What the task asks: Exactly reproduce the lines that follow.

━━━━━━━━━━━━━━━━━━━━

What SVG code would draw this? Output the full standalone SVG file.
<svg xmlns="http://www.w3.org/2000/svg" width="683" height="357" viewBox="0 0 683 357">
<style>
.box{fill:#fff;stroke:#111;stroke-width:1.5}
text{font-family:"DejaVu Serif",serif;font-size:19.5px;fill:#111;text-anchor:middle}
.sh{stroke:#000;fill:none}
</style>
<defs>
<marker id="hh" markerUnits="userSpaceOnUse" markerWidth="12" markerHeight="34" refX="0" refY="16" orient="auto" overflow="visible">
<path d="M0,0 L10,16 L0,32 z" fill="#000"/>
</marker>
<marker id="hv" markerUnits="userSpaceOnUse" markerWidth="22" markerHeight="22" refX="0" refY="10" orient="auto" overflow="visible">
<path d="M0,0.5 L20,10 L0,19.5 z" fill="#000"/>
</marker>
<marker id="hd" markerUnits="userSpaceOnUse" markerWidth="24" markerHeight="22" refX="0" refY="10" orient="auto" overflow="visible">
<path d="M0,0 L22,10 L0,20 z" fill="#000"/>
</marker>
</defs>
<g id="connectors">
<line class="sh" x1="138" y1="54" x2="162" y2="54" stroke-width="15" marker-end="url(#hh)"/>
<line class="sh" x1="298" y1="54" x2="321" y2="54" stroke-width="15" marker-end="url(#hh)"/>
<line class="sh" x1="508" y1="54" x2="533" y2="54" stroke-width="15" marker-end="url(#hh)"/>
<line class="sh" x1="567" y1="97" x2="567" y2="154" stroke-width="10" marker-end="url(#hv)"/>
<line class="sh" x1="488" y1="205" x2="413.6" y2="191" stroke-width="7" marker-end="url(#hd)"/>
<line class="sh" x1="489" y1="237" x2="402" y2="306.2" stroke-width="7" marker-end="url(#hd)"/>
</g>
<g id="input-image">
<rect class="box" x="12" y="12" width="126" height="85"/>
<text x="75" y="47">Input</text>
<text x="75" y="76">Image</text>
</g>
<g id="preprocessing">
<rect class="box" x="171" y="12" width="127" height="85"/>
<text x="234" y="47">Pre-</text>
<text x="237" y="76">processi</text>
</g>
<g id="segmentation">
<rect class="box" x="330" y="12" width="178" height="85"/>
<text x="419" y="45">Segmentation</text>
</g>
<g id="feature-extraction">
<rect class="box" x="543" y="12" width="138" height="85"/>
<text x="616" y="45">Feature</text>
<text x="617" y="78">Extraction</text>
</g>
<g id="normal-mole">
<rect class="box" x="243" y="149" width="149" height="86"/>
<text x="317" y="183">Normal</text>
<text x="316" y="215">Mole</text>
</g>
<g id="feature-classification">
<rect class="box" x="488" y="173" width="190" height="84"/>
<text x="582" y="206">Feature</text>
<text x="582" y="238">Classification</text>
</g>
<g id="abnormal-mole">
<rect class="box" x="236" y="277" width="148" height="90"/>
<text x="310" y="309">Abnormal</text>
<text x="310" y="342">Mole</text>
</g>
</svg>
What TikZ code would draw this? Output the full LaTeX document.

━━━━━━━━━━━━━━━━━━━━

Correct answer:
What SVG code would draw this? Output the full standalone SVG file.
<svg xmlns="http://www.w3.org/2000/svg" width="683" height="357" viewBox="0 0 683 357">
<style>
.box{fill:#fff;stroke:#111;stroke-width:1.5}
text{font-family:"DejaVu Serif",serif;font-size:19.5px;fill:#111;text-anchor:middle}
.sh{stroke:#000;fill:none}
</style>
<defs>
<marker id="hh" markerUnits="userSpaceOnUse" markerWidth="12" markerHeight="34" refX="0" refY="16" orient="auto" overflow="visible">
<path d="M0,0 L10,16 L0,32 z" fill="#000"/>
</marker>
<marker id="hv" markerUnits="userSpaceOnUse" markerWidth="22" markerHeight="22" refX="0" refY="10" orient="auto" overflow="visible">
<path d="M0,0.5 L20,10 L0,19.5 z" fill="#000"/>
</marker>
<marker id="hd" markerUnits="userSpaceOnUse" markerWidth="24" markerHeight="22" refX="0" refY="10" orient="auto" overflow="visible">
<path d="M0,0 L22,10 L0,20 z" fill="#000"/>
</marker>
</defs>
<g id="connectors">
<line class="sh" x1="138" y1="54" x2="162" y2="54" stroke-width="15" marker-end="url(#hh)"/>
<line class="sh" x1="298" y1="54" x2="321" y2="54" stroke-width="15" marker-end="url(#hh)"/>
<line class="sh" x1="508" y1="54" x2="533" y2="54" stroke-width="15" marker-end="url(#hh)"/>
<line class="sh" x1="567" y1="97" x2="567" y2="154" stroke-width="10" marker-end="url(#hv)"/>
<line class="sh" x1="488" y1="205" x2="413.6" y2="191" stroke-width="7" marker-end="url(#hd)"/>
<line class="sh" x1="489" y1="237" x2="402" y2="306.2" stroke-width="7" marker-end="url(#hd)"/>
</g>
<g id="input-image">
<rect class="box" x="12" y="12" width="126" height="85"/>
<text x="75" y="47">Input</text>
<text x="75" y="76">Image</text>
</g>
<g id="preprocessing">
<rect class="box" x="171" y="12" width="127" height="85"/>
<text x="234" y="47">Pre-</text>
<text x="237" y="76">processi</text>
</g>
<g id="segmentation">
<rect class="box" x="330" y="12" width="178" height="85"/>
<text x="419" y="45">Segmentation</text>
</g>
<g id="feature-extraction">
<rect class="box" x="543" y="12" width="138" height="85"/>
<text x="616" y="45">Feature</text>
<text x="617" y="78">Extraction</text>
</g>
<g id="normal-mole">
<rect class="box" x="243" y="149" width="149" height="86"/>
<text x="317" y="183">Normal</text>
<text x="316" y="215">Mole</text>
</g>
<g id="feature-classification">
<rect class="box" x="488" y="173" width="190" height="84"/>
<text x="582" y="206">Feature</text>
<text x="582" y="238">Classification</text>
</g>
<g id="abnormal-mole">
<rect class="box" x="236" y="277" width="148" height="90"/>
<text x="310" y="309">Abnormal</text>
<text x="310" y="342">Mole</text>
</g>
</svg>
What TikZ code would draw this? Output the full LaTeX document.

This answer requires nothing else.